▶ **Set problem**
Skipping all pictures, set down the lines of the listing from the first through the one with "var fitY = [-3.67, 3.73];".

▶ **Data**
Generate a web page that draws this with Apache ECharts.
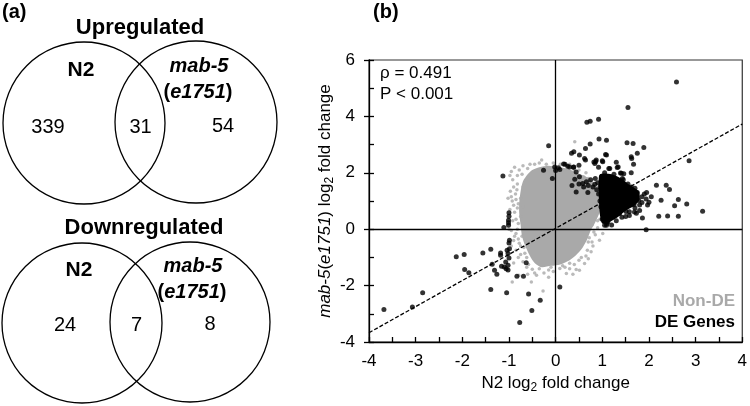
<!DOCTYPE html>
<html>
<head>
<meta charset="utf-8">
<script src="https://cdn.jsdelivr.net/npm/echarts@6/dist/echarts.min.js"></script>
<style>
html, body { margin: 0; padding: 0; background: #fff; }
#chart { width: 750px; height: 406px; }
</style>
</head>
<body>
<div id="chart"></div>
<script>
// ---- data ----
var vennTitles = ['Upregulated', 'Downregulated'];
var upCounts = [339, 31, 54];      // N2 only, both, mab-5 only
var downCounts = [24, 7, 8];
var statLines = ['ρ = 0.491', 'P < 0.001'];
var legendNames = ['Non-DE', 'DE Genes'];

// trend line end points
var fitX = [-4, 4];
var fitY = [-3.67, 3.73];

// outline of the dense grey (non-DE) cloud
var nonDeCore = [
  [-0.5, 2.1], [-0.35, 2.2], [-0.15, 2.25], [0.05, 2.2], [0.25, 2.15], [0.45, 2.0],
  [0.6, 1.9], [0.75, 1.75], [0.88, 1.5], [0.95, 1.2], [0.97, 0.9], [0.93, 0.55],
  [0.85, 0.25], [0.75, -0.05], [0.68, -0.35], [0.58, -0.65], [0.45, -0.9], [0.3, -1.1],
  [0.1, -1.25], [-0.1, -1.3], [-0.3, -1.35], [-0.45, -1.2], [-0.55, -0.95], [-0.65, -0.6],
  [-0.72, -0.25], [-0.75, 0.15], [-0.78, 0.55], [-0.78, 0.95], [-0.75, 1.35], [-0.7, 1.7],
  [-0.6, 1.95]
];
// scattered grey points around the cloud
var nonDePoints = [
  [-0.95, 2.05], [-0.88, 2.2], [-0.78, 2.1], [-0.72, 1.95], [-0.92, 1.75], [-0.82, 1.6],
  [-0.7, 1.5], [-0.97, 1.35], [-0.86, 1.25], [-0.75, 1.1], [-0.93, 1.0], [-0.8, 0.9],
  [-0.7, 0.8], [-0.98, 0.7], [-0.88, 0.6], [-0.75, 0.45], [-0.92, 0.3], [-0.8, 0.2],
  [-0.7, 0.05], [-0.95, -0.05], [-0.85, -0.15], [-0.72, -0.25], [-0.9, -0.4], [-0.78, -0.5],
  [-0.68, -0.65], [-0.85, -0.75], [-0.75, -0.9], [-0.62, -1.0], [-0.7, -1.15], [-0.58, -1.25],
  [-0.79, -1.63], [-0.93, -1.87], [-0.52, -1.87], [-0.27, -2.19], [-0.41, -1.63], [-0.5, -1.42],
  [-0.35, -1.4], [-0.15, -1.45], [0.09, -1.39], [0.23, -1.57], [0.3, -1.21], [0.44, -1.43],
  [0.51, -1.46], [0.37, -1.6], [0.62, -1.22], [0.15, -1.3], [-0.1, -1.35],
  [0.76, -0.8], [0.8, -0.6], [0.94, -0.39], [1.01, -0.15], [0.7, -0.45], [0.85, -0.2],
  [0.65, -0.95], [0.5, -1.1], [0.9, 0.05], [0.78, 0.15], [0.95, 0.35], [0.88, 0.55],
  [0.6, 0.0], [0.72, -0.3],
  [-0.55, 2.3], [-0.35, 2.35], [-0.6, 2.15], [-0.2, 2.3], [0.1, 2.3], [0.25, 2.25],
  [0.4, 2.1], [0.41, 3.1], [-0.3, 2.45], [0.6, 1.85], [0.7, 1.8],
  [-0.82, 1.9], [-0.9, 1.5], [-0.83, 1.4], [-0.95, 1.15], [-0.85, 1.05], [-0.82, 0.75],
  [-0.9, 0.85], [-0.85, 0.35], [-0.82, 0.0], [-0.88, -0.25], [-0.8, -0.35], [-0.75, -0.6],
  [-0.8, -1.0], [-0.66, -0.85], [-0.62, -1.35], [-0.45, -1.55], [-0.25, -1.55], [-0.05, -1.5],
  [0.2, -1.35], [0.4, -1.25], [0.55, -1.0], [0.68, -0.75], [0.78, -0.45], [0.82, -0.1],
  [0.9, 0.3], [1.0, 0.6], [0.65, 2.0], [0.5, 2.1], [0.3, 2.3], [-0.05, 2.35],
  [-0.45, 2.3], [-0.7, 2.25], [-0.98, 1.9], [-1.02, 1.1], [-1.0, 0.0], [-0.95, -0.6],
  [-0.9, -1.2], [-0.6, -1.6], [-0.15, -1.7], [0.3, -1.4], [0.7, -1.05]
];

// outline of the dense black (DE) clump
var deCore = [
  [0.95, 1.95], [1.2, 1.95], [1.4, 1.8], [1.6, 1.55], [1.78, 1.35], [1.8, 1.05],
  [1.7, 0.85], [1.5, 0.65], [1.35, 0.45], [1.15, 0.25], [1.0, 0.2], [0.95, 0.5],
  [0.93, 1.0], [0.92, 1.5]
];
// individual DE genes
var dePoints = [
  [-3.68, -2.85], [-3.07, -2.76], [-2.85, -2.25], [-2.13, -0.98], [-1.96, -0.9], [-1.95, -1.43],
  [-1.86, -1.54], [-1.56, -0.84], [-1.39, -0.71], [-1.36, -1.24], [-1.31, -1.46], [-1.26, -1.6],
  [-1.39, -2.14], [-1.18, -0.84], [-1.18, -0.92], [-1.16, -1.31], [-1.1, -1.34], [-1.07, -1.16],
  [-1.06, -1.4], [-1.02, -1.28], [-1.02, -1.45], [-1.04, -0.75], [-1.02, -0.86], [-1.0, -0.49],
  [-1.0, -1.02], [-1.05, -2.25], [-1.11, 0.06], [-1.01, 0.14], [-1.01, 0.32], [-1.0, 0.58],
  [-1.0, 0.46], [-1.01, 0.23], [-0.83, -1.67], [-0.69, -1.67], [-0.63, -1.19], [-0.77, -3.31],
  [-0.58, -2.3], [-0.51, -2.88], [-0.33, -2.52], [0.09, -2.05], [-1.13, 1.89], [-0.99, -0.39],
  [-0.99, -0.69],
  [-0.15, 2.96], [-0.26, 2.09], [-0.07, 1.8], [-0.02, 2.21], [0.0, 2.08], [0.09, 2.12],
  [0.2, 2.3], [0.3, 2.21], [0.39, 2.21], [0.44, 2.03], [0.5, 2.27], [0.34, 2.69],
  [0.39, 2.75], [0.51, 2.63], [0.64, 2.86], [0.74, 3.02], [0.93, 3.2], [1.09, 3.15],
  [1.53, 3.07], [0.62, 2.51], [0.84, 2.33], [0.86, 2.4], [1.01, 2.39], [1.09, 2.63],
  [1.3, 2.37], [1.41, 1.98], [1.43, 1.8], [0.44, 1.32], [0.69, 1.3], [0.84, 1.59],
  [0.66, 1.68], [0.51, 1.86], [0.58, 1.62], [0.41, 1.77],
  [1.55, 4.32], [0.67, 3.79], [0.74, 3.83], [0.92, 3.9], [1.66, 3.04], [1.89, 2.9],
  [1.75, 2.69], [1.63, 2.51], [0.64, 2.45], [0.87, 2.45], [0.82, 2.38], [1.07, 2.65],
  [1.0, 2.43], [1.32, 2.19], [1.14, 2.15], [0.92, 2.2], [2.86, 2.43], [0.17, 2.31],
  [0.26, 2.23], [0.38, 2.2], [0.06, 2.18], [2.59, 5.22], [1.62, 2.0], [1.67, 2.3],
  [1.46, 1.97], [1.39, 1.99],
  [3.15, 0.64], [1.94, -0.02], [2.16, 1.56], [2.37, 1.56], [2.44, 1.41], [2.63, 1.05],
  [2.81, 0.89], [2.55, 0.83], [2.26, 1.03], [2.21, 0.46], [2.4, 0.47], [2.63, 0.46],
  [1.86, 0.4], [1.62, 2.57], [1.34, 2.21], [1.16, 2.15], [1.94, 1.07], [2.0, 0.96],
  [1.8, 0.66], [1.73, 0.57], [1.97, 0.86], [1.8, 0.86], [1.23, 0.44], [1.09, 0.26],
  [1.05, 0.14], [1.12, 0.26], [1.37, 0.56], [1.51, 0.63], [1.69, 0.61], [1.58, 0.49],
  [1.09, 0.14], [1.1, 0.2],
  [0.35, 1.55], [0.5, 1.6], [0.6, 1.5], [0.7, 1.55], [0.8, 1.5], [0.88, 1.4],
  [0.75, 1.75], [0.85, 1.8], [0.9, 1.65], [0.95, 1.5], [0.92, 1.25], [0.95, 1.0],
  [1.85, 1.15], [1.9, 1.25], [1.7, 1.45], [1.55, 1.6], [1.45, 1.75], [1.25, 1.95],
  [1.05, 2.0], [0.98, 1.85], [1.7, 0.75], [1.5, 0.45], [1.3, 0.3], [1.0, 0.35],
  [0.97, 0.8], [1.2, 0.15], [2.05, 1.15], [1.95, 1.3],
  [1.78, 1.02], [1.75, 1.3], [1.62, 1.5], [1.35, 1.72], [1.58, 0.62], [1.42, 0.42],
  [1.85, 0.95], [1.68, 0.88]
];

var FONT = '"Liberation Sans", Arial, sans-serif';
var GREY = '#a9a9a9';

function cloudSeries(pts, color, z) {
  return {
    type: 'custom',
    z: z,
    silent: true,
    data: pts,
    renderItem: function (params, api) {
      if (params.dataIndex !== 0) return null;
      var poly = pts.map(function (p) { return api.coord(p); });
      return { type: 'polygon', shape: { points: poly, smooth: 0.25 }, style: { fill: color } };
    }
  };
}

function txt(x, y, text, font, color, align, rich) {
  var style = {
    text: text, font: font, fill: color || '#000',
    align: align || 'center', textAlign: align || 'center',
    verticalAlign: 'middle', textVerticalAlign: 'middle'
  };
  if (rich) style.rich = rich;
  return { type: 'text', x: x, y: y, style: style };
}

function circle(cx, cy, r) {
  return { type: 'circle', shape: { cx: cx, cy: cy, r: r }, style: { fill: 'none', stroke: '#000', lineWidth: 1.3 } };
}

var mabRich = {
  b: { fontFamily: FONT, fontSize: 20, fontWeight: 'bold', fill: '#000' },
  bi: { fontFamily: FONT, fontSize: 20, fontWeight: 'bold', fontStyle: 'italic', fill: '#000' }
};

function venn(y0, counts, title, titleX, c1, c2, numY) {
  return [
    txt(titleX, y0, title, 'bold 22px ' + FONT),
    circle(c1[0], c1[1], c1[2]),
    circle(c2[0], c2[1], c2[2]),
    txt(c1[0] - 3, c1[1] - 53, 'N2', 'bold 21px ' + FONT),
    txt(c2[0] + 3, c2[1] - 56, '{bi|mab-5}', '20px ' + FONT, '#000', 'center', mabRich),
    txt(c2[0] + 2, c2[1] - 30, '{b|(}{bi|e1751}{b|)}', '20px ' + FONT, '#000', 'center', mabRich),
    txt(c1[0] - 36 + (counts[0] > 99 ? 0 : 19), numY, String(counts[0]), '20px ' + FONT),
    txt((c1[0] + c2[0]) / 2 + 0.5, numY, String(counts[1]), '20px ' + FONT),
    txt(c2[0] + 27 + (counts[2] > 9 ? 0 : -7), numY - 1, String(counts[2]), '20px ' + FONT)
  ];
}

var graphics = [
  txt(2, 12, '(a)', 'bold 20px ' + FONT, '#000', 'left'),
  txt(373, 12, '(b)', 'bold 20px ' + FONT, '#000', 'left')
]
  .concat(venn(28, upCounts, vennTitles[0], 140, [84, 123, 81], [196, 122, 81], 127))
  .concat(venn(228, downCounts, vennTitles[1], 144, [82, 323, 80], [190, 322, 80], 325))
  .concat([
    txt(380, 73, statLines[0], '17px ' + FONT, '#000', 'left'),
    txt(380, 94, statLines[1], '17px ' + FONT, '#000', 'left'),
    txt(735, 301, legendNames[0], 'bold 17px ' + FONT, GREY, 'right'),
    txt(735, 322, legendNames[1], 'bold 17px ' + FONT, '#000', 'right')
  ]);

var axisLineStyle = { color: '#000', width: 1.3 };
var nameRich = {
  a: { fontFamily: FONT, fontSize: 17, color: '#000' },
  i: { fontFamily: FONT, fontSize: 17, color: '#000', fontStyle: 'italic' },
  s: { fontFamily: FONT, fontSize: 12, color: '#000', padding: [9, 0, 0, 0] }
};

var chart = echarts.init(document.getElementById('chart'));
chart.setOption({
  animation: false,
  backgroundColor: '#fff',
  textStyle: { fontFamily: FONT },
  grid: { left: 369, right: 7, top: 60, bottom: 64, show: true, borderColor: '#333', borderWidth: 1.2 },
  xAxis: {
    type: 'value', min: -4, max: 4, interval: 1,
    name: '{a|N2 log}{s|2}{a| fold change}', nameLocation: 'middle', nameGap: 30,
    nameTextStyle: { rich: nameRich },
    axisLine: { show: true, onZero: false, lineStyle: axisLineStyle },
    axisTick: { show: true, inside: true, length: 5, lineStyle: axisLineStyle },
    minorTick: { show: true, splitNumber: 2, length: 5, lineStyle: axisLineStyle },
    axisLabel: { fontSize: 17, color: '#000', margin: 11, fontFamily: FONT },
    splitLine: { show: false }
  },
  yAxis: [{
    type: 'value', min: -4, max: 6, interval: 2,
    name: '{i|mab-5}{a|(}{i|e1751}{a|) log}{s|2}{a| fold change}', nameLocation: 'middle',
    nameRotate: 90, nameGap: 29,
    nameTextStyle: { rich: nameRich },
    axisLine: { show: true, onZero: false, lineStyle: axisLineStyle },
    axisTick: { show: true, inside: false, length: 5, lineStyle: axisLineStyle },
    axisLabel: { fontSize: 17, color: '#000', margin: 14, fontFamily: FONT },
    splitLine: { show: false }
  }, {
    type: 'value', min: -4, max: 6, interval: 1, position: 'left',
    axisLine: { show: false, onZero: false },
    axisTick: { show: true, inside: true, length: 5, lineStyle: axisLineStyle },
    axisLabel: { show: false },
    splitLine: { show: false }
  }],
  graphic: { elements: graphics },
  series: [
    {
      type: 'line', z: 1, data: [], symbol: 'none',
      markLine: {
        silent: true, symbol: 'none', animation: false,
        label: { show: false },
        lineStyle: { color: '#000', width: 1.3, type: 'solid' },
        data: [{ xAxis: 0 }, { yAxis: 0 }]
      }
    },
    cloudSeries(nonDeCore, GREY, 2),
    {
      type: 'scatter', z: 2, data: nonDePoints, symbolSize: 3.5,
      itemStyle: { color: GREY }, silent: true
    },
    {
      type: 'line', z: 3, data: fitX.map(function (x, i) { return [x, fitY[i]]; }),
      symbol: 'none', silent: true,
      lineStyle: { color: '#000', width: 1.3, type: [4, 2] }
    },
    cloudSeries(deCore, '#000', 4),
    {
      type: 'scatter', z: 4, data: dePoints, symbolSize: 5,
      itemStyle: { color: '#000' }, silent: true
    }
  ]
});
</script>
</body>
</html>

▶ **Output of the exercise**
Generate a web page that draws this with Apache ECharts.
<!DOCTYPE html>
<html>
<head>
<meta charset="utf-8">
<script src="https://cdn.jsdelivr.net/npm/echarts@6/dist/echarts.min.js"></script>
<style>
html, body { margin: 0; padding: 0; background: #fff; }
#chart { width: 750px; height: 406px; }
</style>
</head>
<body>
<div id="chart"></div>
<script>
// ---- data ----
var vennTitles = ['Upregulated', 'Downregulated'];
var upCounts = [339, 31, 54];      // N2 only, both, mab-5 only
var downCounts = [24, 7, 8];
var statLines = ['ρ = 0.491', 'P < 0.001'];
var legendNames = ['Non-DE', 'DE Genes'];

// trend line end points
var fitX = [-4, 4];
var fitY = [-3.67, 3.73];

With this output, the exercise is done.